PROBLEM TO WORK ON: Search the material below for the word "chart" and copy every line in which it occurs.

COLLECTED MATERIAL:
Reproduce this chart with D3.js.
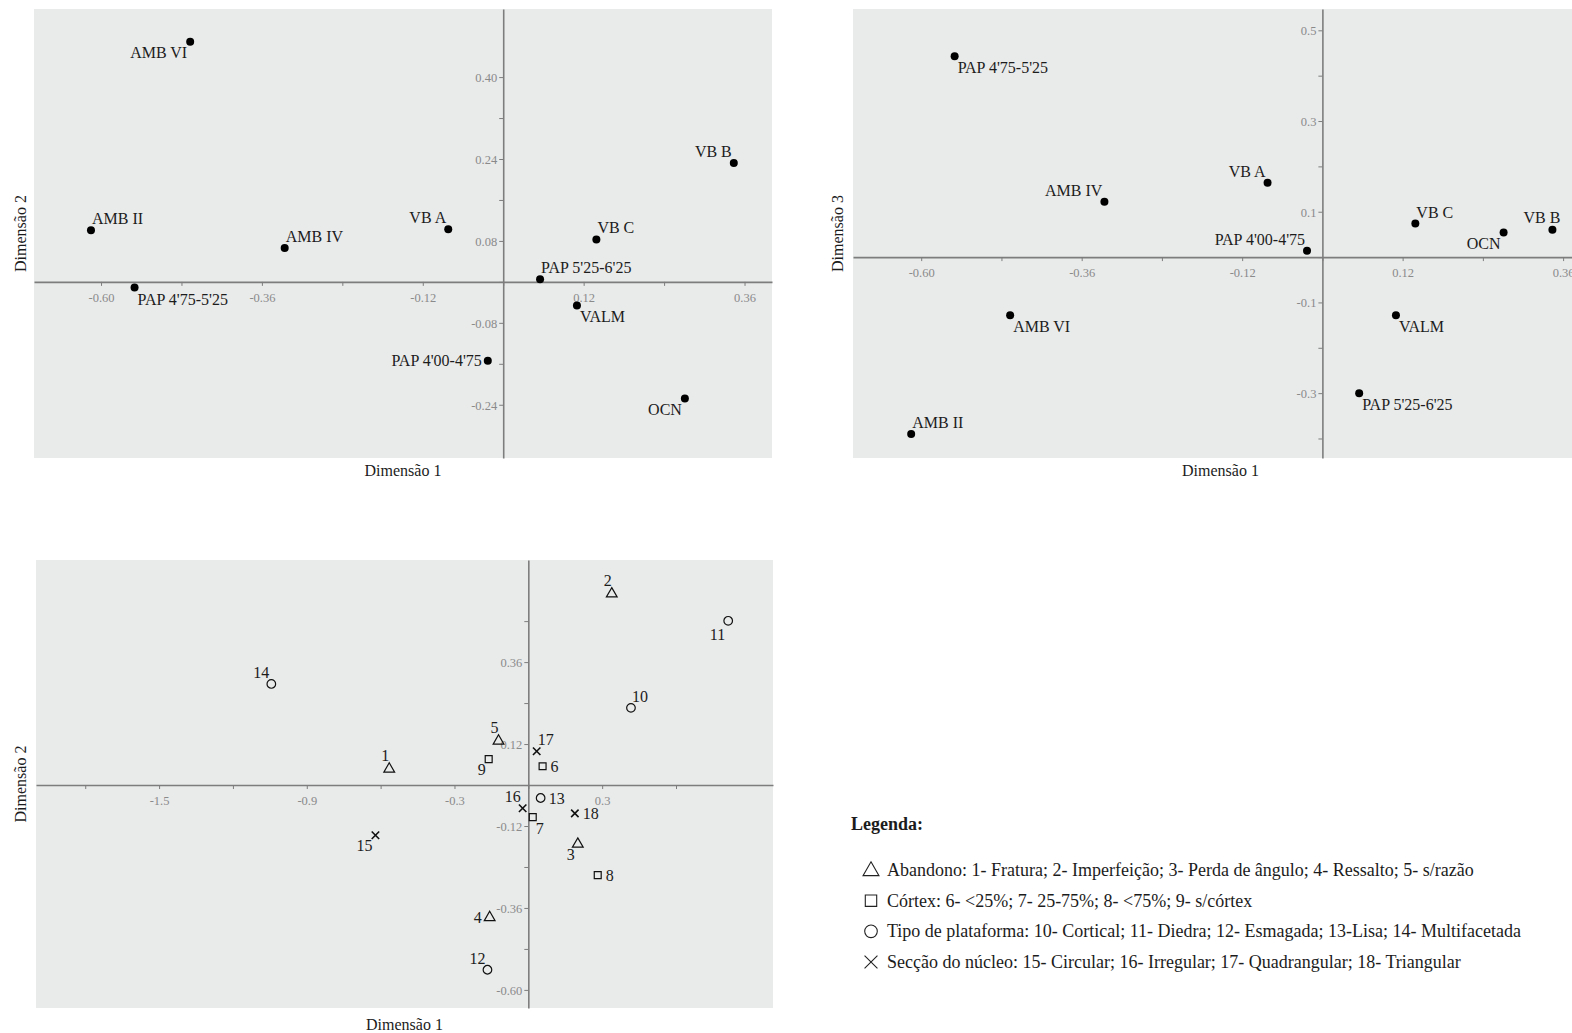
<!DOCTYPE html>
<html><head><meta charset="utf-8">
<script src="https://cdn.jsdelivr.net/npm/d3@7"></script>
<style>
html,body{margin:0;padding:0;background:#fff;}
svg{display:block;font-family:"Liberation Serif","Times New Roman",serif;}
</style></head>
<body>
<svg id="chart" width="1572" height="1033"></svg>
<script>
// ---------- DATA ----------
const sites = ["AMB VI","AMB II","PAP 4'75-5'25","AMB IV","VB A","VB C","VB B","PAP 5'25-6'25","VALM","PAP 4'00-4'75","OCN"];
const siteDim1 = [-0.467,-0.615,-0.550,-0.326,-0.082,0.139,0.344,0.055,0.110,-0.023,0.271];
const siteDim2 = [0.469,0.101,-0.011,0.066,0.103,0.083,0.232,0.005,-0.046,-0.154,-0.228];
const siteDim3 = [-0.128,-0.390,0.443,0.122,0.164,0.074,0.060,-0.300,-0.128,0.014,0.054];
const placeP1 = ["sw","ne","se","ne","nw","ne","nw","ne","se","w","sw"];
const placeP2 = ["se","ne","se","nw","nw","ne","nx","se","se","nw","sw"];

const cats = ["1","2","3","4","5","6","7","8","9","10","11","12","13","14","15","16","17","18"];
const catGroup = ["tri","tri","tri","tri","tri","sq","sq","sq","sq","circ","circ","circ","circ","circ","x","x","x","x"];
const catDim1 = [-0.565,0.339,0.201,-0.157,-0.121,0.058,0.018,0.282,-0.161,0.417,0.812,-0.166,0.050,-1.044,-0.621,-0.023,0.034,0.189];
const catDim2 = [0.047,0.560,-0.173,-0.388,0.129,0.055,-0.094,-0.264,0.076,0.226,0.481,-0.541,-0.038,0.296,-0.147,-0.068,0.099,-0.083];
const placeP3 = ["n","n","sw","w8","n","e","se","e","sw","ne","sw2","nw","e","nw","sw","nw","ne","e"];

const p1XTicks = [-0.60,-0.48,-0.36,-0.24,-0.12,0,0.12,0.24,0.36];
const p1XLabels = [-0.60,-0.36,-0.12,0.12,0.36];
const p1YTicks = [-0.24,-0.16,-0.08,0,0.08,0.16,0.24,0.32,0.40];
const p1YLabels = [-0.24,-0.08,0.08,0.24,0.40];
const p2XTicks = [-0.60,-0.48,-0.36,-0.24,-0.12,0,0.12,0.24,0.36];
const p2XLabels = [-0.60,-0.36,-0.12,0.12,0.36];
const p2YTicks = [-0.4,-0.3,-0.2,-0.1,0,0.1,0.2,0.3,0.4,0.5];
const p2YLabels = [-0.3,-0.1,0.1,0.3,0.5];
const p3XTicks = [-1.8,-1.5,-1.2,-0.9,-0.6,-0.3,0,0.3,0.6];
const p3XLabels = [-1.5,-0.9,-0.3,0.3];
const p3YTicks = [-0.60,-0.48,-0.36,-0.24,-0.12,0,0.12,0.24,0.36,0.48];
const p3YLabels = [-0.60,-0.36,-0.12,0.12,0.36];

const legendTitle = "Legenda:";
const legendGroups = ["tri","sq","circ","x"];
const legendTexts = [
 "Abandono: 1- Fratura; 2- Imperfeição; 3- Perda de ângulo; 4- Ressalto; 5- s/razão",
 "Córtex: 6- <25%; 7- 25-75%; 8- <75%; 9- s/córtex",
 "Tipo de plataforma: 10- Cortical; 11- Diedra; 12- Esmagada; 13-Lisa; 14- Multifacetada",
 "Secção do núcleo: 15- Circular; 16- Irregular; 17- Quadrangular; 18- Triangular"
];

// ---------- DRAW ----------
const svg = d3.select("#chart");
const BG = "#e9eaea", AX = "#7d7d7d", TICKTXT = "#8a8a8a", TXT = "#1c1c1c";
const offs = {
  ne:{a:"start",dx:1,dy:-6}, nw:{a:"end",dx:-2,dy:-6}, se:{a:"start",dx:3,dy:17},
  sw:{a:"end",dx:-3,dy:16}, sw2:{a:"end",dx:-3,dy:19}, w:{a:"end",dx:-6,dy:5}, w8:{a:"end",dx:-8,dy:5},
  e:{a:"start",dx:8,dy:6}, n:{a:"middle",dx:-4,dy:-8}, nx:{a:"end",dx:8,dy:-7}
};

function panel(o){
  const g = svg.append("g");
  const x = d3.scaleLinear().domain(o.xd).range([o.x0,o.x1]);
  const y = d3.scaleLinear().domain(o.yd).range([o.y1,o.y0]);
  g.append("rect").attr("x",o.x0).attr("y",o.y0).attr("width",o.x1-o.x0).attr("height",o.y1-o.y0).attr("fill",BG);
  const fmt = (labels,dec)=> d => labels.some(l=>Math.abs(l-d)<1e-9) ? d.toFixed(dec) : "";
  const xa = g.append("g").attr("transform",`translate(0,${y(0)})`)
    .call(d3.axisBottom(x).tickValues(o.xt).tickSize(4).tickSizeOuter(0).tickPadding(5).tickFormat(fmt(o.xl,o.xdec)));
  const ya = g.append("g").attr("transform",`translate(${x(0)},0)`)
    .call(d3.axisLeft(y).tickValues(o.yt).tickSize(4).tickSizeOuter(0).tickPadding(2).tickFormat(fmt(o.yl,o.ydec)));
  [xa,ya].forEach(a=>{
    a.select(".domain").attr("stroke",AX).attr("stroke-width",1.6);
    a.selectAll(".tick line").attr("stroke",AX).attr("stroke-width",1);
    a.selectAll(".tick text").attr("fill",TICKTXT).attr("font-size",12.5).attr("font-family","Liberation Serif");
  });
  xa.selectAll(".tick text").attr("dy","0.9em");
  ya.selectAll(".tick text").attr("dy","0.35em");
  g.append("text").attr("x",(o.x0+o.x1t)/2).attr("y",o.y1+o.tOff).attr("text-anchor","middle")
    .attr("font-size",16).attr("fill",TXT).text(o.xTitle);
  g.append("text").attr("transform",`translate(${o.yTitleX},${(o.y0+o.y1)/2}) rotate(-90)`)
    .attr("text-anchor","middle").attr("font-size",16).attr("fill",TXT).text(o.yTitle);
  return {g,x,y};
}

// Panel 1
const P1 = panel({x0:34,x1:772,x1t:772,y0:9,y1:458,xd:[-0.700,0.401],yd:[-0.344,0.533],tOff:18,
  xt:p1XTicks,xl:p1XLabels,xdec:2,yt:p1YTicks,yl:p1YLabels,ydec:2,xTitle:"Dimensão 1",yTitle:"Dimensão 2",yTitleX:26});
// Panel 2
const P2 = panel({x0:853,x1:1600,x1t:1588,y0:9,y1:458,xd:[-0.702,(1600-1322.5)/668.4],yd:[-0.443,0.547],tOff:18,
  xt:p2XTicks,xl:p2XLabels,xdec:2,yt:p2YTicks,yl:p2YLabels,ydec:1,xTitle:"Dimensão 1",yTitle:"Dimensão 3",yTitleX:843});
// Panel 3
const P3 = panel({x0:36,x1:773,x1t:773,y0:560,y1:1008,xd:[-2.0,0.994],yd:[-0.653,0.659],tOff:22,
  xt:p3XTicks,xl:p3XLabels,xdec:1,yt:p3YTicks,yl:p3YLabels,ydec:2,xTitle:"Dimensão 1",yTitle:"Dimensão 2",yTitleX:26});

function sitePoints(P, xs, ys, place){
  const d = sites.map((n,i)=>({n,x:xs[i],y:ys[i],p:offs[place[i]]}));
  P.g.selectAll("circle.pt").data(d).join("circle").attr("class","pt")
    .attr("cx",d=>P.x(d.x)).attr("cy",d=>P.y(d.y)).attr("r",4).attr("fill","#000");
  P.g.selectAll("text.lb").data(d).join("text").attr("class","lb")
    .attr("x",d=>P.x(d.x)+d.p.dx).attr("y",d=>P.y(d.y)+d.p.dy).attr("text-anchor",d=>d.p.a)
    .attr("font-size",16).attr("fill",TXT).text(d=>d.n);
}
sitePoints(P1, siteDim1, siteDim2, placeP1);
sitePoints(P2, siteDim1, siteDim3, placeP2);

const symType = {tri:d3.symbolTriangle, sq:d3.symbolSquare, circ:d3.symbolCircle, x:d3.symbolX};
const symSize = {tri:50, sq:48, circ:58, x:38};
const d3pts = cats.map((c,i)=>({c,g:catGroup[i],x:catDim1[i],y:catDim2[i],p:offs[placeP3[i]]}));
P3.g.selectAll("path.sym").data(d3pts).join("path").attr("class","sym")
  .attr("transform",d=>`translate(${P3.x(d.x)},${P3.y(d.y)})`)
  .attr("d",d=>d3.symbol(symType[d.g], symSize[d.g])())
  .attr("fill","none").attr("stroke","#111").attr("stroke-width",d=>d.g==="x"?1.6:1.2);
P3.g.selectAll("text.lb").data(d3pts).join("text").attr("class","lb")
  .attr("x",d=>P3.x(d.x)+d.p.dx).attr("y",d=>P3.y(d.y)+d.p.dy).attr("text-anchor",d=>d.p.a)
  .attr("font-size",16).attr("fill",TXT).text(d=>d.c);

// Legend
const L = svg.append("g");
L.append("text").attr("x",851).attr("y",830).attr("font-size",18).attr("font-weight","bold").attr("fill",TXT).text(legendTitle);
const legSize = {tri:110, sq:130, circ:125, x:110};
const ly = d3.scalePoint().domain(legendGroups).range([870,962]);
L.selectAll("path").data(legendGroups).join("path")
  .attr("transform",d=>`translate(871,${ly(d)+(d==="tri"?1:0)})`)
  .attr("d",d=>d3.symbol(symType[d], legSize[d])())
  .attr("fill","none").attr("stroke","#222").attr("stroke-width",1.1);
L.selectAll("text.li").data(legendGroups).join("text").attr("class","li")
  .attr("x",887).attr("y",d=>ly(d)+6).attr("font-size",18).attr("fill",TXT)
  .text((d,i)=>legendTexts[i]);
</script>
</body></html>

SOLUTION TO THIS EXERCISE:
Reproduce this chart with D3.js.
<svg id="chart" width="1572" height="1033"></svg>
const svg = d3.select("#chart");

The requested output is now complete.